Goal =>
Starting with the first line of the listing, quote each line exactly until and including the one with "const panelLabels = ['0.05', '0.09', '0.15'];", leaving pictures out.

Provided material =>
________________________________________
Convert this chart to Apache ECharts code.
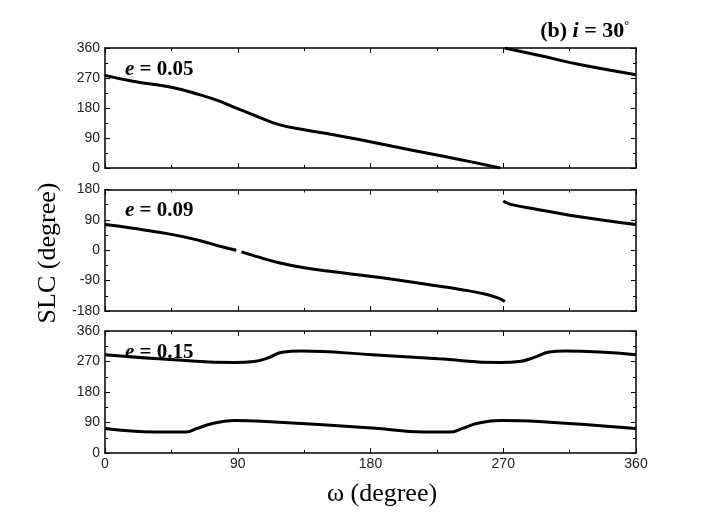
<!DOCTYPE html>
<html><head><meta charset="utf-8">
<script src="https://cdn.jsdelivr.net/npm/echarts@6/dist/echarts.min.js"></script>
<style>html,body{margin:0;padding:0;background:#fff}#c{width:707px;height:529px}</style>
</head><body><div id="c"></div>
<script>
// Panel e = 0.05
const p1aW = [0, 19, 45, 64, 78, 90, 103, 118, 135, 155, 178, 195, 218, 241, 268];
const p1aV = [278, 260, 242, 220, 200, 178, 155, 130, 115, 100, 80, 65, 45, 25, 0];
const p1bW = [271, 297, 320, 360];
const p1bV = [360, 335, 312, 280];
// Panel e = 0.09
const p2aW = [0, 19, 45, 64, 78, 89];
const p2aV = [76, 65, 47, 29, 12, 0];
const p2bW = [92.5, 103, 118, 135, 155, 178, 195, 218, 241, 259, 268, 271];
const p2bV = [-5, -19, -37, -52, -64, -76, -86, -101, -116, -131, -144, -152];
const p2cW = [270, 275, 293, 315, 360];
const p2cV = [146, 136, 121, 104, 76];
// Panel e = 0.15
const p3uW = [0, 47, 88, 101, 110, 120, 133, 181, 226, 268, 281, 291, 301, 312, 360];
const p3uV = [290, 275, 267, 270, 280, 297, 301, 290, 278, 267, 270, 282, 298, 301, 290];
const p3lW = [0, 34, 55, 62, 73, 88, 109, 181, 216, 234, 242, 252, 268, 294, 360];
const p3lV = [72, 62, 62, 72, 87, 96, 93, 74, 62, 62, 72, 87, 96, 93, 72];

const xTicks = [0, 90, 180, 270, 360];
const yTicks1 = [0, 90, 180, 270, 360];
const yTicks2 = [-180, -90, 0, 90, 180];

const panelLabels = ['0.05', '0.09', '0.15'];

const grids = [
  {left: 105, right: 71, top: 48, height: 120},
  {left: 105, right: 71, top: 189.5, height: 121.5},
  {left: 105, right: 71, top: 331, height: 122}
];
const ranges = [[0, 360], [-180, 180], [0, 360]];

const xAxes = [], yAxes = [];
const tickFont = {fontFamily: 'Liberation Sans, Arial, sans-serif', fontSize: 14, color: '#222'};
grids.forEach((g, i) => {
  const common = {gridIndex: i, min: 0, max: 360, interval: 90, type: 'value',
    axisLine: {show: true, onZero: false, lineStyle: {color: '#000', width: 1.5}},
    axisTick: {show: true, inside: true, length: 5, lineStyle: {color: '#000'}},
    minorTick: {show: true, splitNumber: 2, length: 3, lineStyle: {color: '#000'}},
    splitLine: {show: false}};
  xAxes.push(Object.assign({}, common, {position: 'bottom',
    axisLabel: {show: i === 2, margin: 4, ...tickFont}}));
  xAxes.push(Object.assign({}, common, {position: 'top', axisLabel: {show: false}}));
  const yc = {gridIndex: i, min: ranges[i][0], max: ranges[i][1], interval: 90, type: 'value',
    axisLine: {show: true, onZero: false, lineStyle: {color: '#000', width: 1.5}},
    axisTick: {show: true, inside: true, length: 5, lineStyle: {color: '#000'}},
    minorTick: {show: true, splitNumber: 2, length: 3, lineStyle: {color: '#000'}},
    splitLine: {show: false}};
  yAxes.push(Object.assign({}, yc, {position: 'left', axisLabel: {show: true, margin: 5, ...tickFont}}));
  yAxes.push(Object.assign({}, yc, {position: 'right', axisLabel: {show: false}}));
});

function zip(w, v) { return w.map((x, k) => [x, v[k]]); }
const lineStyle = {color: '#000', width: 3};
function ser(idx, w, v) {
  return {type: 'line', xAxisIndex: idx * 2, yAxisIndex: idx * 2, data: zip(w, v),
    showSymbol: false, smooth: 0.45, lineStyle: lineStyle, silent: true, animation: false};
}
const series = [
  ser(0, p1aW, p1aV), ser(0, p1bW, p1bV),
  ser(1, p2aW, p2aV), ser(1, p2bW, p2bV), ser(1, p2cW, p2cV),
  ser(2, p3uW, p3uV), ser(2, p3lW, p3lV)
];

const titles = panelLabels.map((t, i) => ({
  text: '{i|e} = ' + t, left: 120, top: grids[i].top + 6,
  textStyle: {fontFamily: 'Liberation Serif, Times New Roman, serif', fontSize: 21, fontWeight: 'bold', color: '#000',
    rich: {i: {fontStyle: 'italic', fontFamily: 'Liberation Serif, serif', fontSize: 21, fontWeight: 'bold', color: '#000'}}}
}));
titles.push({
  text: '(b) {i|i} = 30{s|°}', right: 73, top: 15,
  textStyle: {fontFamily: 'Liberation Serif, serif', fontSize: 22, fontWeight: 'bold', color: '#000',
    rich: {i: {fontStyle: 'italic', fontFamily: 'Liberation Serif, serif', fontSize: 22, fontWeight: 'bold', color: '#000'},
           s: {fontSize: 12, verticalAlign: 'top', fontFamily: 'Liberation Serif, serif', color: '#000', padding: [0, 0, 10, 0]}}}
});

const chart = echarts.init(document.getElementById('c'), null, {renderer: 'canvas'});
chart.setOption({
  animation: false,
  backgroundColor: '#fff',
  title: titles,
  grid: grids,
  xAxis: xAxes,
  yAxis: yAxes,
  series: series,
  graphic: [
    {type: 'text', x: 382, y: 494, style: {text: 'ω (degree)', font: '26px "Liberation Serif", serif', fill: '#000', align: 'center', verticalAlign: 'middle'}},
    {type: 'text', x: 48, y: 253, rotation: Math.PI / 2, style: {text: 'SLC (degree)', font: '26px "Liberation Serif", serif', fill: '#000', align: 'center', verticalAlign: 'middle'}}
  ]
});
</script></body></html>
________________________________________
Exercise response =>
Convert this chart to Apache ECharts code.
<!DOCTYPE html>
<html><head><meta charset="utf-8">
<script src="https://cdn.jsdelivr.net/npm/echarts@6/dist/echarts.min.js"></script>
<style>html,body{margin:0;padding:0;background:#fff}#c{width:707px;height:529px}</style>
</head><body><div id="c"></div>
<script>
// Panel e = 0.05
const p1aW = [0, 19, 45, 64, 78, 90, 103, 118, 135, 155, 178, 195, 218, 241, 268];
const p1aV = [278, 260, 242, 220, 200, 178, 155, 130, 115, 100, 80, 65, 45, 25, 0];
const p1bW = [271, 297, 320, 360];
const p1bV = [360, 335, 312, 280];
// Panel e = 0.09
const p2aW = [0, 19, 45, 64, 78, 89];
const p2aV = [76, 65, 47, 29, 12, 0];
const p2bW = [92.5, 103, 118, 135, 155, 178, 195, 218, 241, 259, 268, 271];
const p2bV = [-5, -19, -37, -52, -64, -76, -86, -101, -116, -131, -144, -152];
const p2cW = [270, 275, 293, 315, 360];
const p2cV = [146, 136, 121, 104, 76];
// Panel e = 0.15
const p3uW = [0, 47, 88, 101, 110, 120, 133, 181, 226, 268, 281, 291, 301, 312, 360];
const p3uV = [290, 275, 267, 270, 280, 297, 301, 290, 278, 267, 270, 282, 298, 301, 290];
const p3lW = [0, 34, 55, 62, 73, 88, 109, 181, 216, 234, 242, 252, 268, 294, 360];
const p3lV = [72, 62, 62, 72, 87, 96, 93, 74, 62, 62, 72, 87, 96, 93, 72];

const xTicks = [0, 90, 180, 270, 360];
const yTicks1 = [0, 90, 180, 270, 360];
const yTicks2 = [-180, -90, 0, 90, 180];

const panelLabels = ['0.05', '0.09', '0.15'];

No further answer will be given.